Starting this week, we are changing the way we upload packages to We will move from direct uploads to the conda-forge main channel to using a staging organization/channel combined with a copy request from the staging channel to the production channel. This new process will allow us to perform some validation on the outputs of feedstocks before they are released.

What will you see as a feedstock maintainer?

  • Starting this week, the admin-migrations service will be making commits to all feedstocks to provision them with the necessary configuration, API keys, and tokens.

  • Each feedstock will now be provisioned with a secret token. This token should not be shared or taken out of the CI services. It is used to identify the feedstock during the upload process.

  • The admin-migrations service will be setting a new top-level key in the conda-forge.yml, conda_forge_output_validation: true. This key indicates to conda-smithy that it should include the output validation calls in the feedstock CI scripts.

  • Currently open PRs will need to have this key added by hand and then rerendered.

  • When PRs are running the CI scripts, they will do some initial validation of the feedstock outputs. If this validation fails, the CI job will fail. Please see the CI logs for the error message which is printed after conda-build runs.

  • Once a PR is merged to master, the copy from the staging channel to the production channel will happen automatically.

  • Should a copy request fail, you will get a notification via a comment on the commit to master.

  • As part of this process, uploads from appveyor will no longer be allowed unless there is a significant barrier to using azure. We have recently upgraded the compiler infrastructure on azure to support this change in policy.

Despite our extensive testing, we do not expect this change to be completely smooth, so please bear with us. As always, if you have any questions, concerns, or trouble, you can find us on Gitter or bump us directly on Github!


vs2015 to vs2017 Transition

We are formally deprecating vs2015 in two weeks on 2020-04-07 and will move to vs2017. This change will enable us to support the usage of msbuild on Azure for the win platform and will provide additional support for C++. Most packages built with vs2015 can be linked with vs2017 toolchain (but not vice-versa). An exception is static libraries compiled with whole program optimization (/GL flag) which may be incompatible with the vs2017 toolchain. These static libraries will need to be rebuilt using vs2017.


Appveyor Deprecation

We are now starting to formally deprecate Appveyor in favor of Azure for builds on the win platform. Note that we have not been adding appveyor to new feedstocks for a while, so this is not a completely new change in policy. We will now, however, begin to actively disable Appveyor builds on feedstocks not using it by turning off builds for GitHub push events. Additionally, we have been issuing PRs to any remaining feedstocks to move them to Azure. We are aware that some packages built with msbuild cannot yet be moved to Azure and so are leaving Appveyor on for those feedstocks for now.

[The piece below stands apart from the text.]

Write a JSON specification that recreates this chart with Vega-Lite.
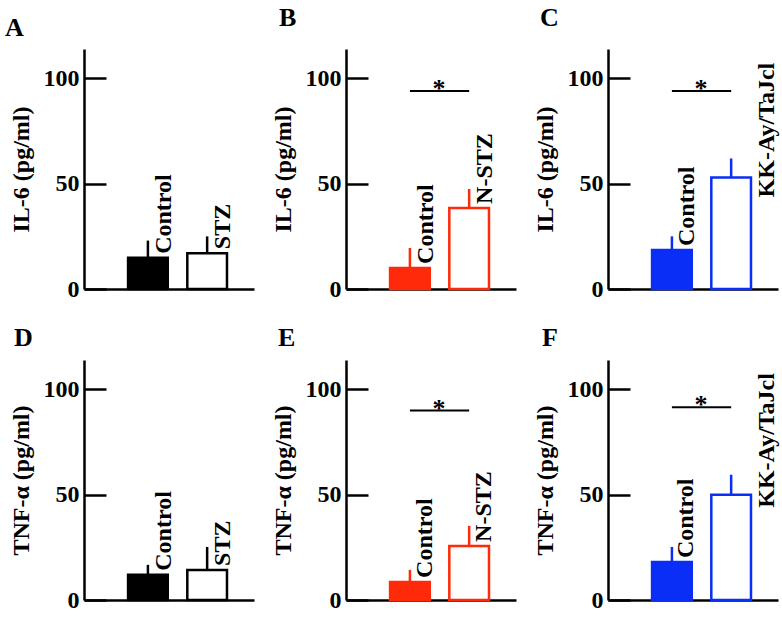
{
  "$schema": "https://vega.github.io/schema/vega-lite/v6.json",
  "padding": {"left": 5, "top": 5, "right": 5, "bottom": 5},
  "background": "white",
  "datasets": {
    "bars": [
      {"panel": "A", "group": "Control", "mean": 14.8, "hi": 23},
      {"panel": "A", "group": "STZ", "mean": 17, "hi": 25},
      {"panel": "B", "group": "Control", "mean": 10, "hi": 19.5},
      {"panel": "B", "group": "N-STZ", "mean": 38.5, "hi": 47.5},
      {"panel": "C", "group": "Control", "mean": 18.5, "hi": 25},
      {"panel": "C", "group": "KK-Ay/TaJcl", "mean": 53, "hi": 62},
      {"panel": "D", "group": "Control", "mean": 12, "hi": 16.7},
      {"panel": "D", "group": "STZ", "mean": 14.3, "hi": 25.2},
      {"panel": "E", "group": "Control", "mean": 8.6, "hi": 14.3},
      {"panel": "E", "group": "N-STZ", "mean": 25.7, "hi": 35.2},
      {"panel": "F", "group": "Control", "mean": 18, "hi": 25.2},
      {"panel": "F", "group": "KK-Ay/TaJcl", "mean": 50, "hi": 59.5}
    ],
    "sig": [
      {"panel": "B", "from": "Control", "to": "N-STZ", "y": 94},
      {"panel": "C", "from": "Control", "to": "KK-Ay/TaJcl", "y": 94},
      {"panel": "E", "from": "Control", "to": "N-STZ", "y": 90},
      {"panel": "F", "from": "Control", "to": "KK-Ay/TaJcl", "y": 91.5}
    ]
  },
  "columns": 3,
  "spacing": {"row": 71, "column": 92},
  "bounds": "flush",
  "concat": [
    {
      "width": 170, "height": 240,
      "title": {"text": "A", "anchor": "start", "frame": "group", "dx": -79, "dy": 29, "offset": 16, "baseline": "alphabetic"},
      "data": {"name": "bars"},
      "transform": [{"filter": "datum.panel === 'A'"}],
      "encoding": {
        "x": {"field": "group", "type": "nominal", "scale": {"domain": ["Control", "STZ"], "paddingInner": 0.33, "paddingOuter": 0.6, "align": 0.62}, "axis": {"title": null}},
        "y": {"field": "mean", "type": "quantitative", "scale": {"domain": [0, 114], "nice": false}, "axis": {"values": [0, 50, 100], "title": "IL-6 (pg/ml)"}}
      },
      "layer": [
        {"mark": {"type": "bar", "stroke": "#000000", "strokeWidth": 2.5}, "encoding": {"fill": {"condition": {"test": "datum.group === 'Control'", "value": "#000000"}, "value": "#ffffff"}}},
        {"mark": {"type": "rule", "color": "#000000", "strokeWidth": 2.5}, "encoding": {"y2": {"field": "hi"}}},
        {"mark": {"type": "text", "angle": 270, "align": "left", "baseline": "middle", "dx": 4, "dy": 16, "fontSize": 24, "fontWeight": "bold", "color": "#000000"}, "encoding": {"text": {"field": "group"}}}
      ]
    },
    {
      "width": 170, "height": 240,
      "title": {"text": "B", "anchor": "start", "frame": "group", "dx": -67, "dy": 29, "offset": 26, "baseline": "alphabetic"},
      "data": {"name": "bars"},
      "transform": [{"filter": "datum.panel === 'B'"}],
      "encoding": {
        "x": {"field": "group", "type": "nominal", "scale": {"domain": ["Control", "N-STZ"], "paddingInner": 0.33, "paddingOuter": 0.6, "align": 0.62}, "axis": {"title": null}},
        "y": {"field": "mean", "type": "quantitative", "scale": {"domain": [0, 114], "nice": false}, "axis": {"values": [0, 50, 100], "title": "IL-6 (pg/ml)"}}
      },
      "layer": [
        {"mark": {"type": "bar", "stroke": "#ff2a0a", "strokeWidth": 2.5}, "encoding": {"fill": {"condition": {"test": "datum.group === 'Control'", "value": "#ff2a0a"}, "value": "#ffffff"}}},
        {"mark": {"type": "rule", "color": "#ff2a0a", "strokeWidth": 2.5}, "encoding": {"y2": {"field": "hi"}}},
        {"mark": {"type": "text", "angle": 270, "align": "left", "baseline": "middle", "dx": 4, "dy": 16, "fontSize": 24, "fontWeight": "bold", "color": "#000000"}, "encoding": {"text": {"field": "group"}}},
        {
          "data": {"name": "sig"},
          "transform": [{"filter": "datum.panel === 'B'"}],
          "encoding": {
            "x": {"field": "from", "type": "nominal", "scale": {"domain": ["Control", "N-STZ"]}, "axis": {"title": null}},
            "y": {"field": "y", "type": "quantitative", "axis": {"values": [0, 50, 100], "title": "IL-6 (pg/ml)"}}
          },
          "layer": [
            {"mark": {"type": "rule", "color": "#000000", "strokeWidth": 2}, "encoding": {"x2": {"field": "to"}}},
            {"mark": {"type": "text", "text": "*", "fontSize": 26, "fontWeight": "bold", "dx": 29, "dy": 6, "baseline": "alphabetic", "color": "#000000"}}
          ]
        }
      ]
    },
    {
      "width": 170, "height": 240,
      "title": {"text": "C", "anchor": "start", "frame": "group", "dx": -68, "dy": 29, "offset": 26, "baseline": "alphabetic"},
      "data": {"name": "bars"},
      "transform": [{"filter": "datum.panel === 'C'"}],
      "encoding": {
        "x": {"field": "group", "type": "nominal", "scale": {"domain": ["Control", "KK-Ay/TaJcl"], "paddingInner": 0.33, "paddingOuter": 0.6, "align": 0.62}, "axis": {"title": null}},
        "y": {"field": "mean", "type": "quantitative", "scale": {"domain": [0, 114], "nice": false}, "axis": {"values": [0, 50, 100], "title": "IL-6 (pg/ml)"}}
      },
      "layer": [
        {"mark": {"type": "bar", "stroke": "#0a2ef5", "strokeWidth": 2.5}, "encoding": {"fill": {"condition": {"test": "datum.group === 'Control'", "value": "#0a2ef5"}, "value": "#ffffff"}}},
        {"mark": {"type": "rule", "color": "#0a2ef5", "strokeWidth": 2.5}, "encoding": {"y2": {"field": "hi"}}},
        {"transform": [{"filter": "datum.group === 'Control'"}], "mark": {"type": "text", "angle": 270, "align": "left", "baseline": "middle", "dx": 4, "dy": 15, "fontSize": 24, "fontWeight": "bold", "color": "#000000"}, "encoding": {"text": {"field": "group"}}},
        {"transform": [{"filter": "datum.group !== 'Control'"}], "mark": {"type": "text", "angle": 270, "align": "left", "baseline": "middle", "dx": -20, "dy": 36, "fontSize": 24, "fontWeight": "bold", "color": "#000000"}, "encoding": {"text": {"field": "group"}}},
        {
          "data": {"name": "sig"},
          "transform": [{"filter": "datum.panel === 'C'"}],
          "encoding": {
            "x": {"field": "from", "type": "nominal", "scale": {"domain": ["Control", "KK-Ay/TaJcl"]}, "axis": {"title": null}},
            "y": {"field": "y", "type": "quantitative", "axis": {"values": [0, 50, 100], "title": "IL-6 (pg/ml)"}}
          },
          "layer": [
            {"mark": {"type": "rule", "color": "#000000", "strokeWidth": 2}, "encoding": {"x2": {"field": "to"}}},
            {"mark": {"type": "text", "text": "*", "fontSize": 26, "fontWeight": "bold", "dx": 29, "dy": 6, "baseline": "alphabetic", "color": "#000000"}}
          ]
        }
      ]
    },
    {
      "width": 170, "height": 240,
      "title": {"text": "D", "anchor": "start", "frame": "group", "dx": -70, "dy": 29, "offset": 17, "baseline": "alphabetic"},
      "data": {"name": "bars"},
      "transform": [{"filter": "datum.panel === 'D'"}],
      "encoding": {
        "x": {"field": "group", "type": "nominal", "scale": {"domain": ["Control", "STZ"], "paddingInner": 0.33, "paddingOuter": 0.6, "align": 0.62}, "axis": {"title": null}},
        "y": {"field": "mean", "type": "quantitative", "scale": {"domain": [0, 114], "nice": false}, "axis": {"values": [0, 50, 100], "title": "TNF-α (pg/ml)"}}
      },
      "layer": [
        {"mark": {"type": "bar", "stroke": "#000000", "strokeWidth": 2.5}, "encoding": {"fill": {"condition": {"test": "datum.group === 'Control'", "value": "#000000"}, "value": "#ffffff"}}},
        {"mark": {"type": "rule", "color": "#000000", "strokeWidth": 2.5}, "encoding": {"y2": {"field": "hi"}}},
        {"mark": {"type": "text", "angle": 270, "align": "left", "baseline": "middle", "dx": 4, "dy": 16, "fontSize": 24, "fontWeight": "bold", "color": "#000000"}, "encoding": {"text": {"field": "group"}}}
      ]
    },
    {
      "width": 170, "height": 240,
      "title": {"text": "E", "anchor": "start", "frame": "group", "dx": -68, "dy": 29, "offset": 17, "baseline": "alphabetic"},
      "data": {"name": "bars"},
      "transform": [{"filter": "datum.panel === 'E'"}],
      "encoding": {
        "x": {"field": "group", "type": "nominal", "scale": {"domain": ["Control", "N-STZ"], "paddingInner": 0.33, "paddingOuter": 0.6, "align": 0.62}, "axis": {"title": null}},
        "y": {"field": "mean", "type": "quantitative", "scale": {"domain": [0, 114], "nice": false}, "axis": {"values": [0, 50, 100], "title": "TNF-α (pg/ml)"}}
      },
      "layer": [
        {"mark": {"type": "bar", "stroke": "#ff2a0a", "strokeWidth": 2.5}, "encoding": {"fill": {"condition": {"test": "datum.group === 'Control'", "value": "#ff2a0a"}, "value": "#ffffff"}}},
        {"mark": {"type": "rule", "color": "#ff2a0a", "strokeWidth": 2.5}, "encoding": {"y2": {"field": "hi"}}},
        {"mark": {"type": "text", "angle": 270, "align": "left", "baseline": "middle", "dx": 4, "dy": 15, "fontSize": 24, "fontWeight": "bold", "color": "#000000"}, "encoding": {"text": {"field": "group"}}},
        {
          "data": {"name": "sig"},
          "transform": [{"filter": "datum.panel === 'E'"}],
          "encoding": {
            "x": {"field": "from", "type": "nominal", "scale": {"domain": ["Control", "N-STZ"]}, "axis": {"title": null}},
            "y": {"field": "y", "type": "quantitative", "axis": {"values": [0, 50, 100], "title": "TNF-α (pg/ml)"}}
          },
          "layer": [
            {"mark": {"type": "rule", "color": "#000000", "strokeWidth": 2}, "encoding": {"x2": {"field": "to"}}},
            {"mark": {"type": "text", "text": "*", "fontSize": 26, "fontWeight": "bold", "dx": 29, "dy": 6, "baseline": "alphabetic", "color": "#000000"}}
          ]
        }
      ]
    },
    {
      "width": 170, "height": 240,
      "title": {"text": "F", "anchor": "start", "frame": "group", "dx": -66, "dy": 29, "offset": 17, "baseline": "alphabetic"},
      "data": {"name": "bars"},
      "transform": [{"filter": "datum.panel === 'F'"}],
      "encoding": {
        "x": {"field": "group", "type": "nominal", "scale": {"domain": ["Control", "KK-Ay/TaJcl"], "paddingInner": 0.33, "paddingOuter": 0.6, "align": 0.62}, "axis": {"title": null}},
        "y": {"field": "mean", "type": "quantitative", "scale": {"domain": [0, 114], "nice": false}, "axis": {"values": [0, 50, 100], "title": "TNF-α (pg/ml)"}}
      },
      "layer": [
        {"mark": {"type": "bar", "stroke": "#0a2ef5", "strokeWidth": 2.5}, "encoding": {"fill": {"condition": {"test": "datum.group === 'Control'", "value": "#0a2ef5"}, "value": "#ffffff"}}},
        {"mark": {"type": "rule", "color": "#0a2ef5", "strokeWidth": 2.5}, "encoding": {"y2": {"field": "hi"}}},
        {"transform": [{"filter": "datum.group === 'Control'"}], "mark": {"type": "text", "angle": 270, "align": "left", "baseline": "middle", "dx": 4, "dy": 14, "fontSize": 24, "fontWeight": "bold", "color": "#000000"}, "encoding": {"text": {"field": "group"}}},
        {"transform": [{"filter": "datum.group !== 'Control'"}], "mark": {"type": "text", "angle": 270, "align": "left", "baseline": "middle", "dx": -13, "dy": 36, "fontSize": 24, "fontWeight": "bold", "color": "#000000"}, "encoding": {"text": {"field": "group"}}},
        {
          "data": {"name": "sig"},
          "transform": [{"filter": "datum.panel === 'F'"}],
          "encoding": {
            "x": {"field": "from", "type": "nominal", "scale": {"domain": ["Control", "KK-Ay/TaJcl"]}, "axis": {"title": null}},
            "y": {"field": "y", "type": "quantitative", "axis": {"values": [0, 50, 100], "title": "TNF-α (pg/ml)"}}
          },
          "layer": [
            {"mark": {"type": "rule", "color": "#000000", "strokeWidth": 2}, "encoding": {"x2": {"field": "to"}}},
            {"mark": {"type": "text", "text": "*", "fontSize": 26, "fontWeight": "bold", "dx": 29, "dy": 6, "baseline": "alphabetic", "color": "#000000"}}
          ]
        }
      ]
    }
  ],
  "config": {
    "font": "Liberation Serif",
    "view": {"stroke": null},
    "title": {"font": "Liberation Serif", "fontSize": 26, "fontWeight": "bold", "color": "#000000"},
    "text": {"font": "Liberation Serif"},
    "axis": {
      "grid": false,
      "domainColor": "#000000", "domainWidth": 2.5,
      "tickColor": "#000000", "tickWidth": 2.5,
      "labelFont": "Liberation Serif", "labelFontSize": 24, "labelFontWeight": "bold", "labelColor": "#000000",
      "titleFont": "Liberation Serif", "titleFontSize": 24, "titleFontWeight": "bold", "titleColor": "#000000"
    },
    "axisY": {"tickSize": -22, "labelPadding": 27, "titlePadding": 10},
    "axisX": {"ticks": false, "labels": false}
  }
}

Python 2.7 Admin Command Available

A webservices admin command is now available to add Python 2.7 back to feedstocks. Put @conda-forge-admin add python 2.7 in the title on an issue in your feedstock. The admin webservices bot will then issue a PR adding back Python 2.7. Note that this PR will remove other Python builds and any win, aarch64, or ppc64le builds. If you want to keep those, merge the PR into a separate branch on your feedstock.


Python 2.7 and vs2008 Deprecation

  • Python 2.7 is no longer supported by the upstream developers as of 2020-01-01. Conda-forge is thus deprecating its Python 2.7 support. Conda-forge will provide no ongoing support for Python 2.7 builds and any existing builds are provided on an “as-is” basis.

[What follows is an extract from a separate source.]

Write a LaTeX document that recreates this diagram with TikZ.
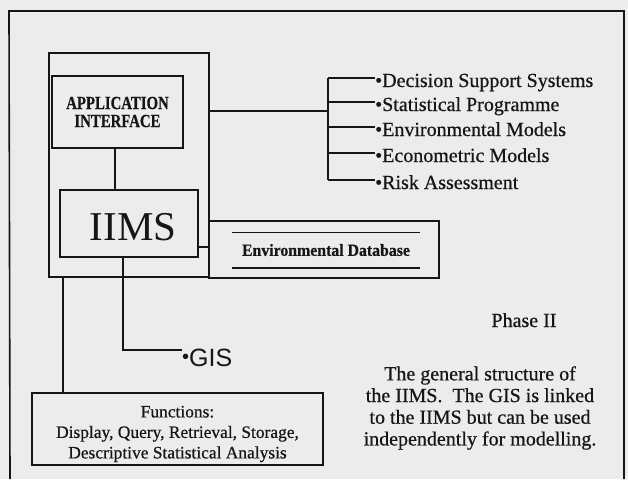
\documentclass[tikz,border=0pt]{standalone}
\usepackage{graphicx}
\usepackage{fontspec}
\setmainfont{Liberation Serif}[FakeBold=0.6]
\newfontfamily\thinserif{Liberation Serif}
\newfontfamily\gisfont{Liberation Sans}
\definecolor{paper}{RGB}{236,236,236}
\definecolor{ink}{RGB}{22,22,22}
\newcommand\listbul{{\fontsize{20}{20}\selectfont •}}
\newcommand\gisbul{\raisebox{0.12em}{\fontsize{20}{20}\selectfont •}}
\newcommand\narrowcap[1]{\scalebox{0.8}[1]{#1}}
\begin{document}
\begin{tikzpicture}[x=1pt,y=-1pt]
\tikzset{
  box/.style={draw=ink, line width=1.6pt, rectangle, inner sep=0pt},
  conn/.style={draw=ink, line width=1.6pt},
  listtxt/.style={anchor=base west, inner sep=0pt, text=ink, font=\fontsize{20}{24}\selectfont},
  plain/.style={inner sep=0pt, text=ink, align=center}
}
\useasboundingbox (0,0) rectangle (628,479);
\fill[paper] (0,0) rectangle (628,479);
% outer frame (open at the bottom edge of the picture)
\draw[conn] (10,479) -- (9,11) -- (624,11) -- (624,479);

% boxes
\node[box, minimum width=160pt, minimum height=224pt] (container) at (129,165) {};
\node[box, minimum width=131pt, minimum height=72pt, plain,
      font=\bfseries\fontsize{18.5}{18}\selectfont] (app) at (117.5,112) {\narrowcap{APPLICATION}\\\narrowcap{INTERFACE}};
\node[box, minimum width=138pt, minimum height=67pt] (iims) at (129,223.5) {};
\node[plain, font=\thinserif\fontsize{41}{41}\selectfont] (iimstxt) at (133,227.5) {IIMS};
\node[box, minimum width=230pt, minimum height=57pt] (envout) at (324,249.5) {};
\node[plain, minimum width=188pt, minimum height=35pt,
      font=\bfseries\fontsize{17}{18}\selectfont] (envdb) at (326,250) {\scalebox{0.93}[1]{Environmental Database}};
\draw[conn] (envdb.north west) -- (envdb.north east);
\draw[conn] (envdb.south west) -- (envdb.south east);
\node[box, minimum width=291pt, minimum height=72pt] (functions) at (177.5,429) {};
\node[plain, font=\fontsize{17.4}{20.5}\selectfont] (functxt) at (177.5,434) {Functions:\\Display, Query, Retrieval, Storage,\\Descriptive Statistical Analysis};

% list of models
\node[listtxt] (d1) at (375,87) {\listbul Decision Support Systems};
\node[listtxt] (d2) at (375,111) {\listbul Statistical Programme};
\node[listtxt] (d3) at (375,136) {\listbul Environmental Models};
\node[listtxt] (d4) at (375,162) {\listbul Econometric Models};
\node[listtxt] (d5) at (375,189) {\listbul Risk Assessment};
\coordinate (b1) at (328,78);
\coordinate (b2) at (328,102);
\coordinate (b3) at (328,127);
\coordinate (b4) at (328,153);
\coordinate (b5) at (328,180);
\coordinate (bm) at (328,111);
\draw[conn] (container.east |- bm) -- (bm);
\draw[conn] (b1) -- (b5);
\foreach \i in {1,...,5} { \draw[conn] (b\i) -- (d\i.base west |- b\i); }

% GIS
\node[anchor=base west, inner sep=0pt, text=ink, font=\gisfont\fontsize{25}{25}\selectfont] (gis) at (182,366) {\gisbul GIS};
\coordinate (gisturn) at (123,350);
\draw[conn] (iims.south -| gisturn) -- (gisturn) -- (gis.base west |- gisturn);

% other connectors
\coordinate (ax) at (115,0);
\draw[conn] (app.south -| ax) -- (iims.north -| ax);
\coordinate (dbl) at (0,247);
\draw[conn] (iims.east |- dbl) -- (envout.west |- dbl);
\coordinate (fx) at (63,0);
\draw[conn] (container.south -| fx) -- (functions.north -| fx);

% captions
\node[plain, anchor=base, font=\fontsize{20}{24}\selectfont] (phase) at (524,327) {Phase II};
\node[plain, font=\fontsize{20}{21.7}\selectfont] (caption) at (480,408) {The general structure of\\the IIMS.\ \ The GIS is linked\\to the IIMS but can be used\\independently for modelling.};
\end{tikzpicture}
\end{document}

  • A cf202003 label has been applied to the conda-forge channel for those who need a reference to the package index with Python 2.7.

  • We are removing support for vs2008 on Windows in conjunction with the deprecation of Python 2.7, as it was only supported to build this version of Python.

  • We will provide an admin command that will add back Python 2.7 to any feedstock. Note that as stated above, we cannot provide support for any Python 2.7 builds generated with this admin command. Further, this admin command will only work on osx-64 and linux-64 platforms.



Clang 9.0.0 and gfortran 7.3.0 as default compilers in OSX.

  • If you maintain a feedstock that requires a C/C++ compiler, no changes necessary. A rerender should be done next time the feedstock is updated to use the new compiler.

  • If you maintain a feedstock with a Fortran compiler, a PR to upgrade to gfortran 7.3.0 was already issued. If that PR was merged, there’s nothing to do. If not, contact core if you need help migrating.


We overhauled the blas support in conda-forge.

  • Our packages now build against NETLIB’s reference implementation.

  • You as a user can now choose the implementation available at runtime.

For more information please refer to the documentation.


It has happened! Conda-forge has migrated to the latest compilers 🎉.

If you:
  • maintain a compiled feedstock, it will likely need to be rerender

  • need to roll back to the old compilers, you can use the “cf201901” label



The rebuild is moving along nicely with almost a third of the packages completed.

Recently completed are NumPy and Openblas which should open up much of the python numeric stack. We’re only about 5 feedstocks away from opening up all of R as well.


A minimal python 3.7 build is now available across all platforms and both compilers!


Deprecation notice for Python 3.5

As we start building out more of the Python 3.7 stack, we will no longer be building Python 3.5 packages.

No new python 3.5 packages will be built after 2018-10-01.


The compiler migration is in full swing. The bot will be making the rounds and modernizing more than 4000 packages. This is going to take a few months to get done so bear with us.


Conda forge now has a magical status bar for tracking the progress of migrations.